Pada November, catatan kehadiran pengajar dan karyawan akan menggunakan sidik jari. Dan peraturan –peraturan baru lainnya yang sudah ditetapkan sebelum ada legalitas formal karena baru dibahas dan diputuskan di rapat kanit. Karena itulah, belum ada pemberitahuan tertulis yang ditandatangani dirut dan ada stempel perusahaannya. Di titik ini, setiap teman memaklumi dan mematuhi meski grundelan – grundelan itu tetep terdengar pelan. 

Kemarin saya mengajak teman – teman ( Bu KP, Bu KZ, Bu SI , Pak DC) untuk mengkritisi aturan –aturan GO berdasarkan UU Tenaga Kerja.
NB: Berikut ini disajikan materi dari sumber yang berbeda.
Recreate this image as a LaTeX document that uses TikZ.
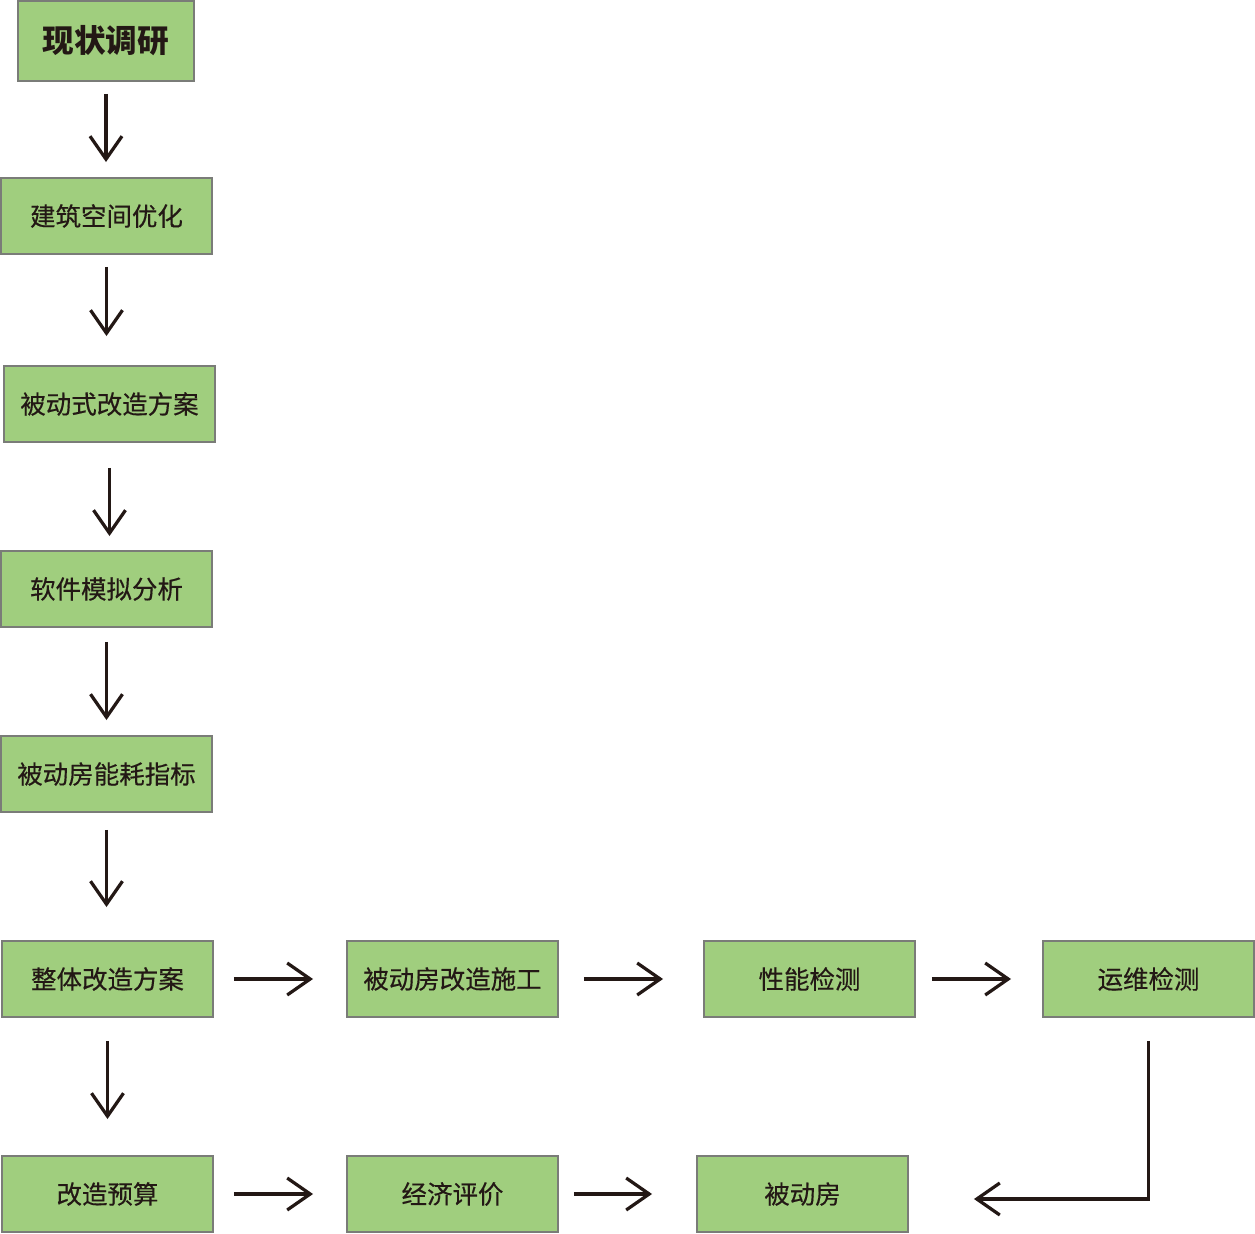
\documentclass[tikz,border=0pt]{standalone}
\usepackage{fontspec}
\newfontfamily\cjk[FakeBold=0.4]{Noto Sans CJK SC}
\newfontfamily\cjkhead{Noto Sans CJK SC}
\usepackage{tikz}
\usetikzlibrary{positioning,arrows.meta}

\definecolor{boxgreen}{RGB}{160,206,126}
\definecolor{boxgray}{RGB}{122,124,120}
\definecolor{arrowink}{RGB}{35,24,21}

\tikzset{
  box/.style={draw=boxgray, fill=boxgreen, line width=0.04cm,
    minimum width=4.22cm, minimum height=1.52cm, inner sep=0pt,
    font=\cjk\fontsize{14.5}{16}\selectfont, text=arrowink},
  flow/.style={draw=arrowink, line width=0.065cm,
    -{Straight Barb[length=0.46cm, width=0.64cm, line width=0.065cm]}},
}

\begin{document}
\begin{tikzpicture}[x=0.02cm, y=-0.02cm]
\useasboundingbox (0,0) rectangle (1255,1234);

\node[box, minimum width=3.52cm, minimum height=1.6cm,
  font=\cjkhead\bfseries\fontsize{18}{20}\selectfont] (s1) at (106,41) {现状调研};
\node[box] (s2) at (106.5,216) {建筑空间优化};
\node[box] (s3) at (109.5,404) {被动式改造方案};
\node[box] (s4) at (106.5,589) {软件模拟分析};
\node[box] (s5) at (106.5,774) {被动房能耗指标};
\node[box] (s6) at (107.5,979) {整体改造方案};
\node[box] (s7) at (452.5,979) {被动房改造施工};
\node[box] (s8) at (809.5,979) {性能检测};
\node[box] (s9) at (1148.5,979) {运维检测};
\node[box] (s10) at (107.5,1194) {改造预算};
\node[box] (s11) at (452.5,1194) {经济评价};
\node[box] (s12) at (802.5,1194) {被动房};

% main column
\draw[flow, shorten <=0.24cm, shorten >=0.3cm] (s1.south) -- (s1.south |- s2.north);
\draw[flow, shorten <=0.24cm, shorten >=0.58cm] (s2.south) -- (s2.south |- s3.north);
\draw[flow, shorten <=0.5cm, shorten >=0.28cm] (s3.south) -- (s3.south |- s4.north);
\draw[flow, shorten <=0.28cm, shorten >=0.3cm] (s4.south) -- (s4.south |- s5.north);
\draw[flow, shorten <=0.34cm, shorten >=0.66cm] (s5.south) -- (s5.south |- s6.north);
\draw[flow, shorten <=0.46cm, shorten >=0.72cm] (s6.south) -- (s6.south |- s10.north);

% rows
\draw[flow, shorten <=0.4cm, shorten >=0.66cm] (s6.east) -- (s7.west);
\draw[flow, shorten <=0.5cm, shorten >=0.8cm] (s7.east) -- (s8.west);
\draw[flow, shorten <=0.32cm, shorten >=0.62cm] (s8.east) -- (s9.west);
\draw[flow, shorten <=0.4cm, shorten >=0.66cm] (s10.east) -- (s11.west);
\draw[flow, shorten <=0.3cm, shorten >=0.88cm] (s11.east) -- (s12.west);
\draw[flow, shorten <=0.46cm, shorten >=1.3cm] (s9.south) |- ([yshift=-0.1cm]s12.east);
\end{tikzpicture}
\end{document}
Tapii sayang banget, mereka sudah apatis. Bu KZ ttp keukeuh kalau dia memang butuh pekerjaan ini. Bu KP berkeyakinan ini kan perusahaan milik perseorangan dan tdk berbadan hukum, jadi ya wajar kalau gini. Ternyata senior kita ini belum pernah baca UU Tenaga Kerja. Di pasal 1 kan dijelaskan pengusaha itu apa dan perusahaan itu apa. GO meski tidak berbadan hukum, dalam UU Tenaga Kerja, dia sudah termasuk perusahaan yang seharusnya mematuhi setiap aturan dalam UU Tenaga Kerja. Pak DC bilang ya sudahlah diikuti aja, ini paling berlaku sebentar, ntar juga seperti dulu lagi. Lagipula di usianya yang 35 tahun, dia merasa pasti sulit mencari pekerjaan baru. Ya sudah, diterima aja apa pun yang GO terapkan. Sementara BU SI, seperti biasa : diam lalu mengeluh di belakang. Saya berjalan sendirian dan berpikir sendirian. 
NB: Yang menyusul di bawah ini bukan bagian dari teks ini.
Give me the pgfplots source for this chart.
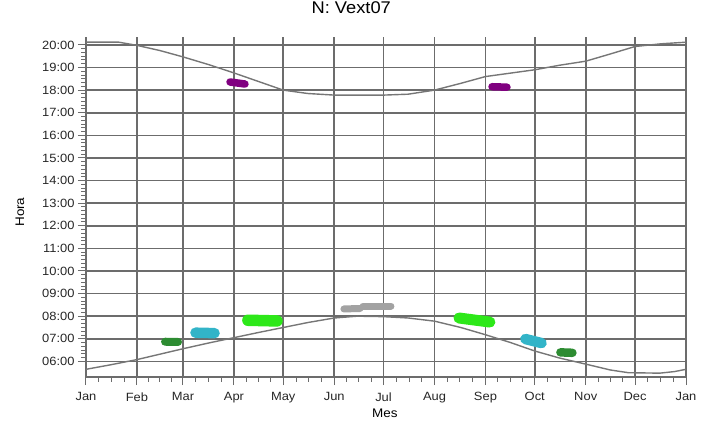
\documentclass[border=0pt]{standalone}
\usepackage{pgfplots}
\pgfplotsset{compat=1.18}
\usepackage{fontspec}
\setmainfont{Liberation Sans}[FakeStretch=1.08]
\definecolor{gridc}{RGB}{108,108,108}
\definecolor{curvec}{RGB}{118,118,118}
\definecolor{cpurple}{RGB}{128,0,128}
\definecolor{cdkgreen}{RGB}{45,140,50}
\definecolor{ccyan}{RGB}{50,180,200}
\definecolor{cgreen}{RGB}{45,232,25}
\definecolor{cgray}{RGB}{162,162,162}
\begin{document}
\begin{tikzpicture}
\useasboundingbox (-86bp,-50bp) rectangle (630bp,377bp);
\begin{axis}[
  at={(0,0)}, anchor=south west,
  scale only axis, width=600bp, height=340bp,
  xmin=0, xmax=365, ymin=5.31, ymax=20.35,
  axis x line*=bottom, axis y line*=left,
  axis line style={gridc, line width=1.5bp},
  tick align=outside,
  major tick length=8bp, minor tick length=4.5bp,
  every tick/.style={gridc, line width=1bp},
  xtick={0,31,59,90,120,151,181,212,243,273,304,334,365},
  xticklabels={Jan,Feb,Mar,Apr,May,Jun,Jul,Aug,Sep,Oct,Nov,Dec,Jan},
  minor xtick={7.75,15.5,23.25,38,45,52,66.75,74.5,82.25,97.5,105,112.5,127.75,135.5,143.25,158.5,166,173.5,188.75,196.5,204.25,219.75,227.5,235.25,250.5,258,265.5,280.75,288.5,296.25,311.5,319,326.5,341.75,349.5,357.25},
  ytick={6,7,8,9,10,11,12,13,14,15,16,17,18,19,20},
  yticklabels={06:00,07:00,08:00,09:00,10:00,11:00,12:00,13:00,14:00,15:00,16:00,17:00,18:00,19:00,20:00},
  minor y tick num=5,
  grid=major,
  major grid style={gridc, line width=1.6bp},
  minor grid style={draw=none},
  tick label style={font=\fontsize{12}{14}\selectfont, text=black!85},
  xticklabel style={yshift=-4bp},
  title={N: Vext07},
  title style={font=\fontsize{17}{20}\selectfont, at={(axis description cs:0.442,1)}, anchor=south, yshift=13.5bp},
  xlabel={Mes},
  xlabel style={font=\fontsize{12.5}{14}\selectfont, at={(axis description cs:0.498,-0.106)}, anchor=center},
  ylabel={Hora},
  ylabel style={font=\fontsize{12.5}{14}\selectfont, at={(axis description cs:-0.11,0.485)}, anchor=center},
]
% sunset curve
\addplot[curvec, line width=1.4bp] coordinates {
(0,20.12) (20,20.12) (31,19.98) (45,19.75) (59,19.47) (75,19.12) (90,18.76)
(105,18.38) (120,18.0) (135,17.85) (151,17.78) (181,17.78) (196,17.82)
(212,18.0) (228,18.3) (243,18.6) (258,18.75) (273,18.9) (288,19.1)
(304,19.28) (319,19.6) (334,19.93) (350,20.05) (365,20.12)};
% sunrise curve
\addplot[curvec, line width=1.4bp] coordinates {
(0,5.65) (15,5.85) (31,6.08) (45,6.32) (59,6.56) (75,6.82) (90,7.05)
(105,7.28) (120,7.5) (135,7.72) (151,7.92) (165,8.0) (181,7.98) (196,7.92)
(212,7.78) (228,7.5) (243,7.18) (258,6.84) (273,6.46) (288,6.15)
(304,5.88) (319,5.62) (330,5.5) (349,5.48) (358,5.55) (365,5.65)};
% observation clusters
\addplot[cpurple, line width=7.5bp, line cap=round] coordinates {(87.6,18.36) (96.7,18.27)};
\addplot[cpurple, line width=7.5bp, line cap=round] coordinates {(247,18.15) (256.1,18.13)};
\addplot[cdkgreen, line width=8bp, line cap=round] coordinates {(48.1,6.87) (56.0,6.86)};
\addplot[ccyan, line width=10.5bp, line cap=round] coordinates {(66.6,7.27) (78.2,7.25)};
\addplot[cgreen, line width=11.5bp, line cap=round] coordinates {(98.5,7.82) (116.2,7.79)};
\addplot[cgray, line width=7bp, line cap=round] coordinates {(156.9,8.32) (166.7,8.34)};
\addplot[cgray, line width=7bp, line cap=round] coordinates {(168.5,8.45) (185.5,8.45)};
\addplot[cgreen, line width=11bp, line cap=round] coordinates {(226.9,7.92) (245.7,7.74)};
\addplot[ccyan, line width=10.5bp, line cap=round] coordinates {(267.3,6.99) (277.1,6.81)};
\addplot[cdkgreen, line width=8.5bp, line cap=round] coordinates {(288.6,6.40) (295.9,6.38)};
\end{axis}
\end{tikzpicture}
\end{document}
Ternyata di titik ini, ketidaktahuan adalah kebahagiaan. Ternyata tingkat pendidikan ga bisa membuat orang menjadi lebih kritis. Ujung – ujungnya, seperti yang Ka Area sampaikan di rapat, “ Kalau masih mau gabung dengan perusahaan, ya patuhi aturan –aturan perusahaan. Kalau sudah ga kuat, bisa mengundurkan diri.” Kalau Bu KZ bilang,”Siapa yang kuat, dia akan bertahan.” 

Sementara menurut saya, “ Siapa yang lemah, dia akan bertahan.” Dan saya tidak ingin menjadi si lemah yang harus manut diapakan saja dengan peraturan yang menindas seperti ini. Dengan kondisi perusahaan yang ga jelas, yang menerapkan peraturan,” Perusahaan selalu benar, karyawan tak boleh melanggar.”